Listing -
- - -
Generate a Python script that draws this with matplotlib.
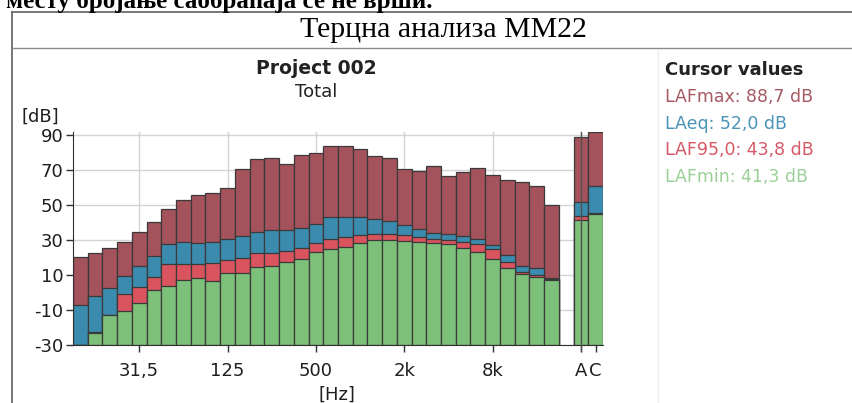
- - -
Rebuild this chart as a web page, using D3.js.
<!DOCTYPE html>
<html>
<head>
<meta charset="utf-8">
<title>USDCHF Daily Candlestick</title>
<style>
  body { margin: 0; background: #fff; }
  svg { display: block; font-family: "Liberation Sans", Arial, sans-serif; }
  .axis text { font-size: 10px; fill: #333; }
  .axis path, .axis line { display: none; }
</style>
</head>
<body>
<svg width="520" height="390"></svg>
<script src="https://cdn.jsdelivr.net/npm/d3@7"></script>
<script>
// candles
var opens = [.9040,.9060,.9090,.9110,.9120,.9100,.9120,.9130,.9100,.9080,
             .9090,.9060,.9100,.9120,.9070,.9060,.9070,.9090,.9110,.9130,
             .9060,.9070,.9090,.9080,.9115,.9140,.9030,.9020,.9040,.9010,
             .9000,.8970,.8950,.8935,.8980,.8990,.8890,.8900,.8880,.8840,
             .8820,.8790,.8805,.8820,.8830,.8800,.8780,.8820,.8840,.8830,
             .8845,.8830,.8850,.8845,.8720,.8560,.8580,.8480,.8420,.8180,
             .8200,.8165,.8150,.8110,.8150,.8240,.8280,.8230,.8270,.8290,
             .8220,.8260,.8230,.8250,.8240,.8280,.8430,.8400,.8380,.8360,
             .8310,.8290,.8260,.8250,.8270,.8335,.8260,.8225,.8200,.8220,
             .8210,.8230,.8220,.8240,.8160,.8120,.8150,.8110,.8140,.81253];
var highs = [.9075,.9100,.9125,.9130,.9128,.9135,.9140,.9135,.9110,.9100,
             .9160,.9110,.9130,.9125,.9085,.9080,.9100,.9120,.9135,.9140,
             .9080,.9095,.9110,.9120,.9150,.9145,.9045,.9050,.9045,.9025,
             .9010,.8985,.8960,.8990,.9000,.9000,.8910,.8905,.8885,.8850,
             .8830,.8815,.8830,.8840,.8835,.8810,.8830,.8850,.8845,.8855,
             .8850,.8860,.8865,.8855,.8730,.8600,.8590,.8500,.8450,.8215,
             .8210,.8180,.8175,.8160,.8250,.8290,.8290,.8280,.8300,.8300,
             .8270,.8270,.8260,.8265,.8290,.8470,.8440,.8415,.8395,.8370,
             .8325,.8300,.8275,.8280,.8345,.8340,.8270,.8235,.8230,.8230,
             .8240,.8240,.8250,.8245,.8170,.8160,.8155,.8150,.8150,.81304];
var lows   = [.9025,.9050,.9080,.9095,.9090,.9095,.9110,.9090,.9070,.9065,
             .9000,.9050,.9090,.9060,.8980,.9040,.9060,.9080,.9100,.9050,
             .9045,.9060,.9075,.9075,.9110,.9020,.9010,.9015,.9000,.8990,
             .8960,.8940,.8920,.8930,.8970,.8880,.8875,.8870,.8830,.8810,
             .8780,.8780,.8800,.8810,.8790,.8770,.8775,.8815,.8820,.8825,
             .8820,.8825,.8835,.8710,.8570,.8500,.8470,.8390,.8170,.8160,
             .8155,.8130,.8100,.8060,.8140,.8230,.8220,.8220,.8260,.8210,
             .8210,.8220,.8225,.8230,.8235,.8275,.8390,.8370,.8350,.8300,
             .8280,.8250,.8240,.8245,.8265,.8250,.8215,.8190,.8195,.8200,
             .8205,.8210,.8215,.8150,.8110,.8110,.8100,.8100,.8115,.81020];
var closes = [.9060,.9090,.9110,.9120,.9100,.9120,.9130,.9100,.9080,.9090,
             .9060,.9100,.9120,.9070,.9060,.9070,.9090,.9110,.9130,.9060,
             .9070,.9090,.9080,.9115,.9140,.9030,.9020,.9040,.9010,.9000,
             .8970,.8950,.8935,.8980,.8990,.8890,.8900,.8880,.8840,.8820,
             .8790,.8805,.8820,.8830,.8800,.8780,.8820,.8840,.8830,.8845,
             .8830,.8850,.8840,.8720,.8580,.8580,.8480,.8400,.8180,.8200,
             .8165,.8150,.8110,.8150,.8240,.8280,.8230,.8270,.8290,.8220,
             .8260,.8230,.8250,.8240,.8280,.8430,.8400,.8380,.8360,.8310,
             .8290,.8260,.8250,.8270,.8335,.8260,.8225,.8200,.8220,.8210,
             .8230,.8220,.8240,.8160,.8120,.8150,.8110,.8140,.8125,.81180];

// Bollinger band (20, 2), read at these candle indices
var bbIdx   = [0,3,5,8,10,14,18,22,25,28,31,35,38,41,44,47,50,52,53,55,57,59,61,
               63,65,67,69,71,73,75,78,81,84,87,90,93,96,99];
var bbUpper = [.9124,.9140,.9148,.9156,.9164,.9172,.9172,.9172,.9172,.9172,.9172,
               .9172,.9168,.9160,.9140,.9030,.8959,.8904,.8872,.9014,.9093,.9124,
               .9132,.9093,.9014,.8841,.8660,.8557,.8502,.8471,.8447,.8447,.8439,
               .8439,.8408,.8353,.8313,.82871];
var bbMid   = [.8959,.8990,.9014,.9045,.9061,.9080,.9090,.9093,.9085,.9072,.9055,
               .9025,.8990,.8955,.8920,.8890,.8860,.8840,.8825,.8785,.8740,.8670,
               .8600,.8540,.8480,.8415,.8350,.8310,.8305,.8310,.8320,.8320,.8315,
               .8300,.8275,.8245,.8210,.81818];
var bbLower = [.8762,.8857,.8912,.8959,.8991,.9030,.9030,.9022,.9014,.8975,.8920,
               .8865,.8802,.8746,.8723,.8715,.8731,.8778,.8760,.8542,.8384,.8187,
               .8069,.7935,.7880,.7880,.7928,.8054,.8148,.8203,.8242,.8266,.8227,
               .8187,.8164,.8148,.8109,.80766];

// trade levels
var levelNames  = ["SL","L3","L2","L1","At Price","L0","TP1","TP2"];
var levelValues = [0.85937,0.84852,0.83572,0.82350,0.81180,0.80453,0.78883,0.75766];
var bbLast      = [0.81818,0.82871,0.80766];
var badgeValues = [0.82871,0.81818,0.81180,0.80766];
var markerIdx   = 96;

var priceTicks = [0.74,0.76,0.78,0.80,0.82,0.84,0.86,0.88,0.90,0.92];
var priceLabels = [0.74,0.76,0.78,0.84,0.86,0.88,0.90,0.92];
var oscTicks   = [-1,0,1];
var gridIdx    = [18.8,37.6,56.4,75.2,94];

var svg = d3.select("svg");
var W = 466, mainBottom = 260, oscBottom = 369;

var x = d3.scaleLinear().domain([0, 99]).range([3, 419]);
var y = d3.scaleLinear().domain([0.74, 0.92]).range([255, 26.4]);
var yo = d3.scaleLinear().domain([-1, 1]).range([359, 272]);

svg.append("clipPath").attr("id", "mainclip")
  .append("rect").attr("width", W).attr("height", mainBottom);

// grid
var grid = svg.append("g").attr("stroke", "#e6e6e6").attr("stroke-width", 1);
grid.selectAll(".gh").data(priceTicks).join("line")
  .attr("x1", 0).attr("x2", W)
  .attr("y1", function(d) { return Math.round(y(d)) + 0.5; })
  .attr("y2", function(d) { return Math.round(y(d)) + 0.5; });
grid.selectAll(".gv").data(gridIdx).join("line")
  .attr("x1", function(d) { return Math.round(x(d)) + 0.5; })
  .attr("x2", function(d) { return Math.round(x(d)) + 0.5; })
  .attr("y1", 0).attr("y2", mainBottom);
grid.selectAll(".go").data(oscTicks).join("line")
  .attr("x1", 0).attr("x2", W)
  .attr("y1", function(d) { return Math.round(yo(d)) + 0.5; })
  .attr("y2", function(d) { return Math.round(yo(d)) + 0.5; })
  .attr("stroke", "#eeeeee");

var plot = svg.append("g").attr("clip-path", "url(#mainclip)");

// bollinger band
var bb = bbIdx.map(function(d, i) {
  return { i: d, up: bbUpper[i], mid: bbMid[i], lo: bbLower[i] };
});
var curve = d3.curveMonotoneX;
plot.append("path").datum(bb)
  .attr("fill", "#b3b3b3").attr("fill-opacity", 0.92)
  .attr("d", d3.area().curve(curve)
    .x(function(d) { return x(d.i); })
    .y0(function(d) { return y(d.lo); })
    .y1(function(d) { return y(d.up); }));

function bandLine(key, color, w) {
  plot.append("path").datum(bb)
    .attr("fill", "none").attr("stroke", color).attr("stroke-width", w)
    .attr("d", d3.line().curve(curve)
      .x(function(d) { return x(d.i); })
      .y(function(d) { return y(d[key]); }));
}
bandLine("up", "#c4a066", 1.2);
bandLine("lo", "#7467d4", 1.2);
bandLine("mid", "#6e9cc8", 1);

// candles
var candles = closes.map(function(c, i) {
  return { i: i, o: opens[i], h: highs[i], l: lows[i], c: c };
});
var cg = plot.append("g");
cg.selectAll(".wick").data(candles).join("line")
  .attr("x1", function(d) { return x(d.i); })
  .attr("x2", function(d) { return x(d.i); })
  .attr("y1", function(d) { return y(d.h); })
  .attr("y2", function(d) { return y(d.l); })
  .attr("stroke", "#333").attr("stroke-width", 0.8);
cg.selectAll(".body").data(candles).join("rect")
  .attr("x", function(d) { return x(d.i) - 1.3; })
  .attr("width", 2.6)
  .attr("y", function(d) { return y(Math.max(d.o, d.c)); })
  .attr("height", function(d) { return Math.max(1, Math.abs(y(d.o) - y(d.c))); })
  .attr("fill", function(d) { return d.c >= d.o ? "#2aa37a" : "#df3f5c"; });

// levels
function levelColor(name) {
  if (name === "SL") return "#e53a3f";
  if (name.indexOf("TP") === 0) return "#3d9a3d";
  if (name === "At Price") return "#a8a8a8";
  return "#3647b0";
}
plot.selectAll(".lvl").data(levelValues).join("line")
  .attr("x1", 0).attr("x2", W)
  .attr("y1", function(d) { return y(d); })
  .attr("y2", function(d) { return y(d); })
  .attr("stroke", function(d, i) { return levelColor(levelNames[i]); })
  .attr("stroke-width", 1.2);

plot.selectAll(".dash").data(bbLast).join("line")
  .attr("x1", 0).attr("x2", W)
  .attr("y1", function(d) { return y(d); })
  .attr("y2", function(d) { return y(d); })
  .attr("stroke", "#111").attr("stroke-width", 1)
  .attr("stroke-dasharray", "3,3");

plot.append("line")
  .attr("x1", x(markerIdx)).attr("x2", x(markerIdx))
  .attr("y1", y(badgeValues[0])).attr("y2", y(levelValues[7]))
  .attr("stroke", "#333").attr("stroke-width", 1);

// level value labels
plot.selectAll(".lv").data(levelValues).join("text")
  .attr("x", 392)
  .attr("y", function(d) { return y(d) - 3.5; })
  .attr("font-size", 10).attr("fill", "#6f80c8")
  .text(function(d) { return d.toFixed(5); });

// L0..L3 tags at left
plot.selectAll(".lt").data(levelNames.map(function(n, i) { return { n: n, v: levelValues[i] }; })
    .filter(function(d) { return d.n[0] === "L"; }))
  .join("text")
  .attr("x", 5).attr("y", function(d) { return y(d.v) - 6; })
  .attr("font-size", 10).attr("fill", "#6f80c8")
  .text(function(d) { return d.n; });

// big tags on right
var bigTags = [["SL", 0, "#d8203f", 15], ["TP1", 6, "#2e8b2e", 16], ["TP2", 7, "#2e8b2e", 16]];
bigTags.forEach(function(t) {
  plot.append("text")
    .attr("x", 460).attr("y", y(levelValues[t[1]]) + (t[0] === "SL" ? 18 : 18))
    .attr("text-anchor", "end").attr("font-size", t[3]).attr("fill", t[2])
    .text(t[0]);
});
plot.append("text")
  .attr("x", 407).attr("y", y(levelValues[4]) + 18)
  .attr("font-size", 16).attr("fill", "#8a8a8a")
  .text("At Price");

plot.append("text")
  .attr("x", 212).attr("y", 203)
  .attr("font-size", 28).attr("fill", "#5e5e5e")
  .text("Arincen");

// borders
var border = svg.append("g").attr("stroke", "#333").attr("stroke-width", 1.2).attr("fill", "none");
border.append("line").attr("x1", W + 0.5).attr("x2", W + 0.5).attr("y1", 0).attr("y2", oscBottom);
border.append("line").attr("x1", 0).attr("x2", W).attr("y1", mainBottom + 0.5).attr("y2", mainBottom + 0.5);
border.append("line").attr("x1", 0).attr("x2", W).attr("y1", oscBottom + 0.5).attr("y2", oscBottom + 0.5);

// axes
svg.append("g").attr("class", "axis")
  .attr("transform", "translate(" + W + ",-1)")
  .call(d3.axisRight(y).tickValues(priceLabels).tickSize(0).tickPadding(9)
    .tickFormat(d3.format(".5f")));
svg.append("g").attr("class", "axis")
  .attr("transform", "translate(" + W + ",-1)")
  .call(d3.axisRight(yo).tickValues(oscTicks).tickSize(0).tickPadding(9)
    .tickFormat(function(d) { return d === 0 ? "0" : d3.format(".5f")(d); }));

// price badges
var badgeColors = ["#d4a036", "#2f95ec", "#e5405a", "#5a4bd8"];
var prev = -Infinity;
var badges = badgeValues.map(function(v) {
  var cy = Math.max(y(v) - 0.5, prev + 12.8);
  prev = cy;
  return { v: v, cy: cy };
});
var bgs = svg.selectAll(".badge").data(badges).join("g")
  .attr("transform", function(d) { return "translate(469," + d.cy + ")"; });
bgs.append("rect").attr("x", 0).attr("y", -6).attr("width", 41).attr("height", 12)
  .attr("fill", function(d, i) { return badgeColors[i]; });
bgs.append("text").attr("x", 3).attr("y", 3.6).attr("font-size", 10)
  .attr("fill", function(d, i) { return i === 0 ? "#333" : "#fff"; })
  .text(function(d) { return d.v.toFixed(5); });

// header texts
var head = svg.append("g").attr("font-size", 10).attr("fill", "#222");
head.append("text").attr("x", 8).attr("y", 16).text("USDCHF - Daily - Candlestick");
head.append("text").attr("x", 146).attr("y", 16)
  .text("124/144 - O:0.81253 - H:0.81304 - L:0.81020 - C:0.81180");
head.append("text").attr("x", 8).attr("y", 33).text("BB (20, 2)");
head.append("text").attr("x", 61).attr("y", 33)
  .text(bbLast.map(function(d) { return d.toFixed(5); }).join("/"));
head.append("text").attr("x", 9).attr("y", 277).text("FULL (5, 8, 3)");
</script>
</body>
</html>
- - -
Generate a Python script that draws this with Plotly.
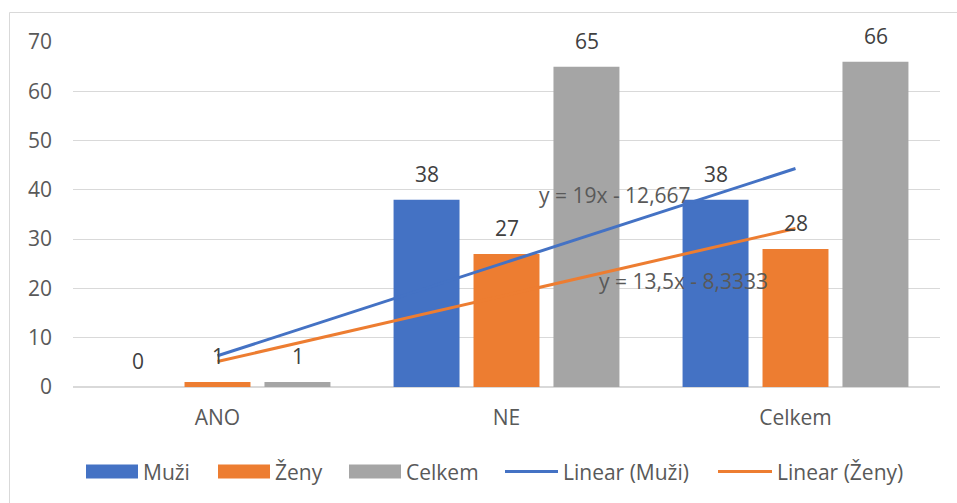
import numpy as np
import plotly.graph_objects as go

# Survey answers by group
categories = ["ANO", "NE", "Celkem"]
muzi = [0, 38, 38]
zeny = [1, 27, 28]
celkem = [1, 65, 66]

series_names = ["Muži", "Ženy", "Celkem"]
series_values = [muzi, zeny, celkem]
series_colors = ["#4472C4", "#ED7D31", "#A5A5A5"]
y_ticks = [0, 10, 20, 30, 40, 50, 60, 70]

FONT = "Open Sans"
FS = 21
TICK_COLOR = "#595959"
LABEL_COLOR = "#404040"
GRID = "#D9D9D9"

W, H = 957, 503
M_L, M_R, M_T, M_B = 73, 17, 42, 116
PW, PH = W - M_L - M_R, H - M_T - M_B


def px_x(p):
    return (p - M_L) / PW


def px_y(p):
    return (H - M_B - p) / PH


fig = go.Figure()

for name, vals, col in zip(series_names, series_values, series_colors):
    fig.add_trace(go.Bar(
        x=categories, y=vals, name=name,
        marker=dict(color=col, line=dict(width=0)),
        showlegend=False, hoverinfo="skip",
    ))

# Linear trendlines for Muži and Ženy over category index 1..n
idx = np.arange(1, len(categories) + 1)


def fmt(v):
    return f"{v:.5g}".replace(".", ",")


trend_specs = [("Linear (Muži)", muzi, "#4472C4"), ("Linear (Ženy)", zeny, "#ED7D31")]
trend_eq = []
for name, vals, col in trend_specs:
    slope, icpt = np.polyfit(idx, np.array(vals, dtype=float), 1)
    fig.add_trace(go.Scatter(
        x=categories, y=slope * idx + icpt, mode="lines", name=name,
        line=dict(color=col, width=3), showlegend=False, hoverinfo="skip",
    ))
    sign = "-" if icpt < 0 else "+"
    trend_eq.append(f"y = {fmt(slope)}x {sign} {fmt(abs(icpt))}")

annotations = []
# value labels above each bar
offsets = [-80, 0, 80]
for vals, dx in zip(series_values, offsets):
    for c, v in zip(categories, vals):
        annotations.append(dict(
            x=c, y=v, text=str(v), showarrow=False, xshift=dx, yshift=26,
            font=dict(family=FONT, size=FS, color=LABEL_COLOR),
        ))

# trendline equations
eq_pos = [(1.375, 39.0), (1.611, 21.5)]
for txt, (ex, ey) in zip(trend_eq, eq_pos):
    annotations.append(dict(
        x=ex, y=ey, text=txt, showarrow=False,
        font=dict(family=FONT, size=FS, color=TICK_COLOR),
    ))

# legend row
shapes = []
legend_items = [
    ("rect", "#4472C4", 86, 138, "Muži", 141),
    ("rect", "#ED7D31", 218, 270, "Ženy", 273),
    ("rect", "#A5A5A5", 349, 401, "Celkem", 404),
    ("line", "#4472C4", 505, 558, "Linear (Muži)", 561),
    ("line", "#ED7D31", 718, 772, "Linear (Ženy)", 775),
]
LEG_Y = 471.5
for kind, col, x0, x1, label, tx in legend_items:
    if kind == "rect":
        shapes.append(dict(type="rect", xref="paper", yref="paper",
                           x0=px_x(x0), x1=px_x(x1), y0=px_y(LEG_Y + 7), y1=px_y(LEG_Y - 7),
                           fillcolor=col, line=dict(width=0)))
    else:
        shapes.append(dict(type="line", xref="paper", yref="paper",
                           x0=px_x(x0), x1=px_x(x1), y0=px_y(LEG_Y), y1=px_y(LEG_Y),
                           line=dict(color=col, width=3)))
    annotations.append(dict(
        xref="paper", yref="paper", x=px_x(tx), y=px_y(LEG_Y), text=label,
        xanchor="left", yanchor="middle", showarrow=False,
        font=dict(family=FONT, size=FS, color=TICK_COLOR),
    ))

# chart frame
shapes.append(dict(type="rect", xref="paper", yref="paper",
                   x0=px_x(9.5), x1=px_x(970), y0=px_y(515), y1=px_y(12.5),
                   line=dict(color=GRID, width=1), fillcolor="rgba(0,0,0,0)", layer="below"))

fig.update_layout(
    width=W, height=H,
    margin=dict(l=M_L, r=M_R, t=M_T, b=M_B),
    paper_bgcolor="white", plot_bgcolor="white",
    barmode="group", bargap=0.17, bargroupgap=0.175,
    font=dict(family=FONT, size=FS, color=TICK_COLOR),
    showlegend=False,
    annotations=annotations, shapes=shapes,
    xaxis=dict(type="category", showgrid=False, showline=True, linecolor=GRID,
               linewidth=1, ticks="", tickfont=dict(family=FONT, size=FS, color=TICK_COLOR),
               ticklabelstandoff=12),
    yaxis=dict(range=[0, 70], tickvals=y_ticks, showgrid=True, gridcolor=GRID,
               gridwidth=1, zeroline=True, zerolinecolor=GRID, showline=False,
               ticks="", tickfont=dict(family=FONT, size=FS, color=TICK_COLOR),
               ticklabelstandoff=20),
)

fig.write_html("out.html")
- - -
Prompt -
Using the data above, extract exactly the lines from the one containing "Generate a Python script that draws this with Plotly." through the one containing "celkem = [1, 65, 66]". Pictures are left out.

Final result -
Generate a Python script that draws this with Plotly.
import numpy as np
import plotly.graph_objects as go

# Survey answers by group
categories = ["ANO", "NE", "Celkem"]
muzi = [0, 38, 38]
zeny = [1, 27, 28]
celkem = [1, 65, 66]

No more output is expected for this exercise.